● **TO BE DONE**: Return each line of the listing below, unchanged, and omit the images.

Some records:

-*-*-

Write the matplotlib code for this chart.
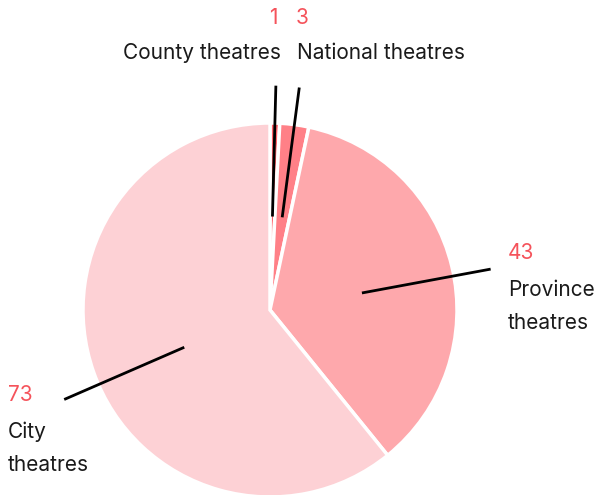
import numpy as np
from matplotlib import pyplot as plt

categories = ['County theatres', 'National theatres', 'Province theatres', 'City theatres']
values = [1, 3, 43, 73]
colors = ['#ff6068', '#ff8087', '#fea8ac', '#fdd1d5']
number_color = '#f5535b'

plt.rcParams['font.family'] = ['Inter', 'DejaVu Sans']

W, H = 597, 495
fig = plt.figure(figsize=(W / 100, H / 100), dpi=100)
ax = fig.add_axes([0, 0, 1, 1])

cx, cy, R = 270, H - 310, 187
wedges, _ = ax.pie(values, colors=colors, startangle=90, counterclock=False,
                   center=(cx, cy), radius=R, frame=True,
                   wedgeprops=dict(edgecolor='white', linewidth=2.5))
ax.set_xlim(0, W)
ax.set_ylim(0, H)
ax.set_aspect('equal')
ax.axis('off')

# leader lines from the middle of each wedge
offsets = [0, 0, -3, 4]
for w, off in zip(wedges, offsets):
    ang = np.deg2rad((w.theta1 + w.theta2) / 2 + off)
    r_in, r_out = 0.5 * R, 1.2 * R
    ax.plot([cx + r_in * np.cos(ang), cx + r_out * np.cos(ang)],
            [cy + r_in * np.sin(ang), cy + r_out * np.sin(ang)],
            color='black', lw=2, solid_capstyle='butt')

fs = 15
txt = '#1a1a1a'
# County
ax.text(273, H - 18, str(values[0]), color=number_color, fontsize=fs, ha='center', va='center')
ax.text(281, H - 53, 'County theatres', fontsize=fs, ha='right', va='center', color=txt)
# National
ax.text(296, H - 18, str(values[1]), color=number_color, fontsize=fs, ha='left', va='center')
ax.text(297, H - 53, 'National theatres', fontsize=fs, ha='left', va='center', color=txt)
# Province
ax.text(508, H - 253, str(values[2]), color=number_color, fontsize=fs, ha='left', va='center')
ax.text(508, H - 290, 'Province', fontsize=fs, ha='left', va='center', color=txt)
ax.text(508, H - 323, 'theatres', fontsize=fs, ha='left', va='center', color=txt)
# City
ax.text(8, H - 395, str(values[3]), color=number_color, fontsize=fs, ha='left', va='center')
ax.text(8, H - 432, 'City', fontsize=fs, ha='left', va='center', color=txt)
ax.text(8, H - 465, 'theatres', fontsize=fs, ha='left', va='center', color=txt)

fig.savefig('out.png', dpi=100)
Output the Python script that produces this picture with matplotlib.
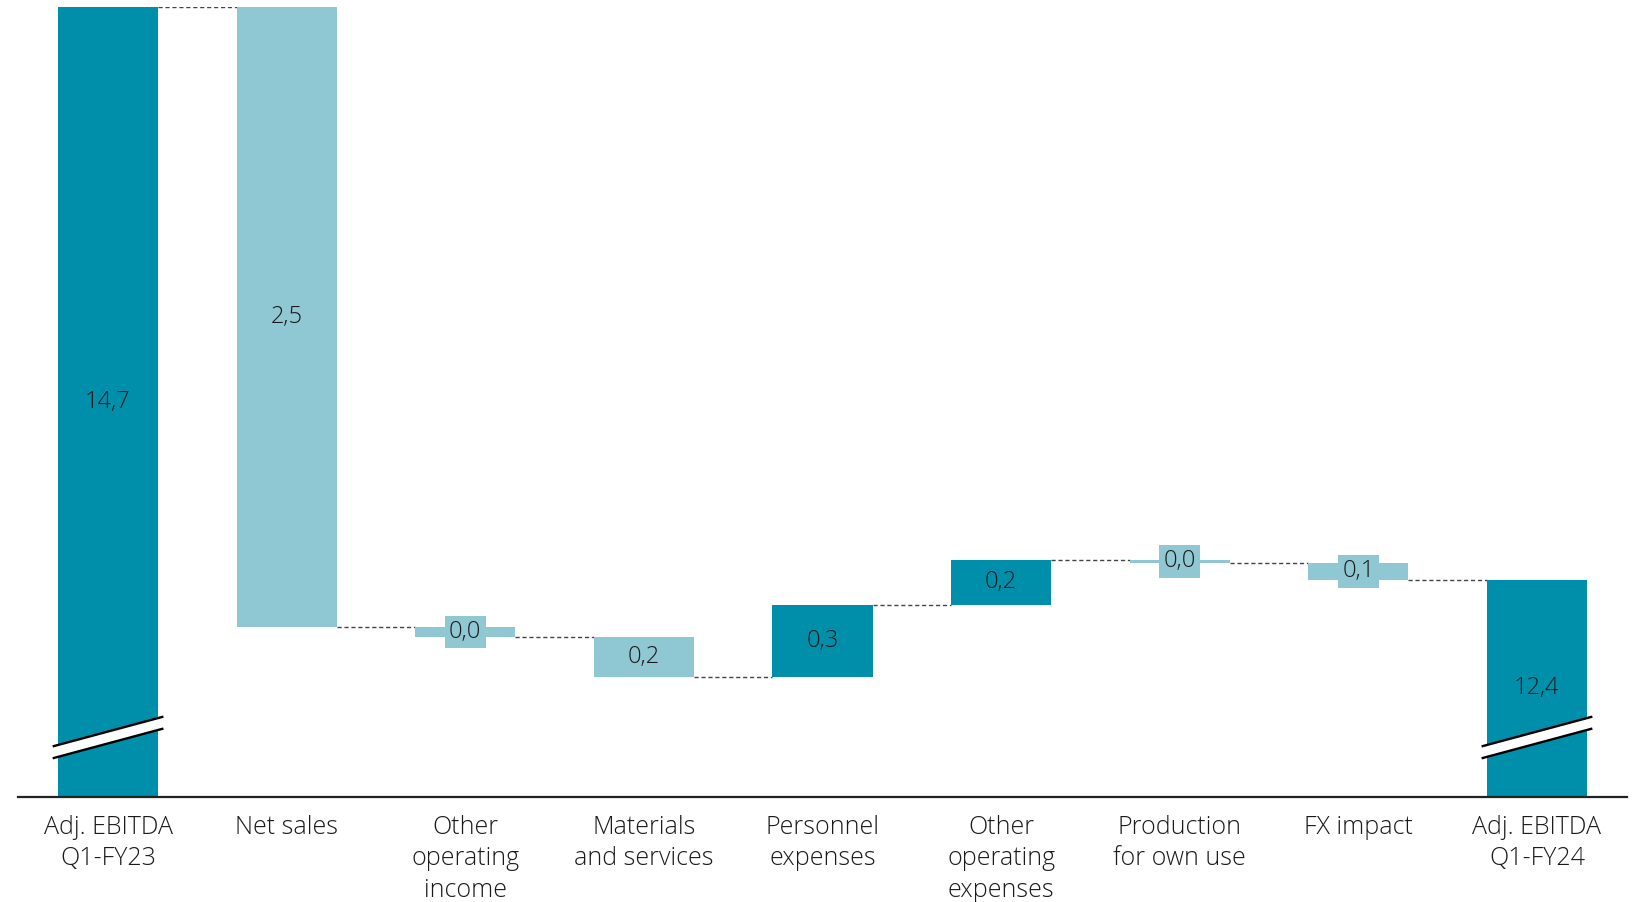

-*-*-

● **COMPLETE RESPONSE**:
Write the matplotlib code for this chart.
import numpy as np
from matplotlib import pyplot as plt

categories = ['County theatres', 'National theatres', 'Province theatres', 'City theatres']
values = [1, 3, 43, 73]
colors = ['#ff6068', '#ff8087', '#fea8ac', '#fdd1d5']
number_color = '#f5535b'

plt.rcParams['font.family'] = ['Inter', 'DejaVu Sans']

W, H = 597, 495
fig = plt.figure(figsize=(W / 100, H / 100), dpi=100)
ax = fig.add_axes([0, 0, 1, 1])

cx, cy, R = 270, H - 310, 187
wedges, _ = ax.pie(values, colors=colors, startangle=90, counterclock=False,
                   center=(cx, cy), radius=R, frame=True,
                   wedgeprops=dict(edgecolor='white', linewidth=2.5))
ax.set_xlim(0, W)
ax.set_ylim(0, H)
ax.set_aspect('equal')
ax.axis('off')

# leader lines from the middle of each wedge
offsets = [0, 0, -3, 4]
for w, off in zip(wedges, offsets):
    ang = np.deg2rad((w.theta1 + w.theta2) / 2 + off)
    r_in, r_out = 0.5 * R, 1.2 * R
    ax.plot([cx + r_in * np.cos(ang), cx + r_out * np.cos(ang)],
            [cy + r_in * np.sin(ang), cy + r_out * np.sin(ang)],
            color='black', lw=2, solid_capstyle='butt')

fs = 15
txt = '#1a1a1a'
# County
ax.text(273, H - 18, str(values[0]), color=number_color, fontsize=fs, ha='center', va='center')
ax.text(281, H - 53, 'County theatres', fontsize=fs, ha='right', va='center', color=txt)
# National
ax.text(296, H - 18, str(values[1]), color=number_color, fontsize=fs, ha='left', va='center')
ax.text(297, H - 53, 'National theatres', fontsize=fs, ha='left', va='center', color=txt)
# Province
ax.text(508, H - 253, str(values[2]), color=number_color, fontsize=fs, ha='left', va='center')
ax.text(508, H - 290, 'Province', fontsize=fs, ha='left', va='center', color=txt)
ax.text(508, H - 323, 'theatres', fontsize=fs, ha='left', va='center', color=txt)
# City
ax.text(8, H - 395, str(values[3]), color=number_color, fontsize=fs, ha='left', va='center')
ax.text(8, H - 432, 'City', fontsize=fs, ha='left', va='center', color=txt)
ax.text(8, H - 465, 'theatres', fontsize=fs, ha='left', va='center', color=txt)

fig.savefig('out.png', dpi=100)
Output the Python script that produces this picture with matplotlib.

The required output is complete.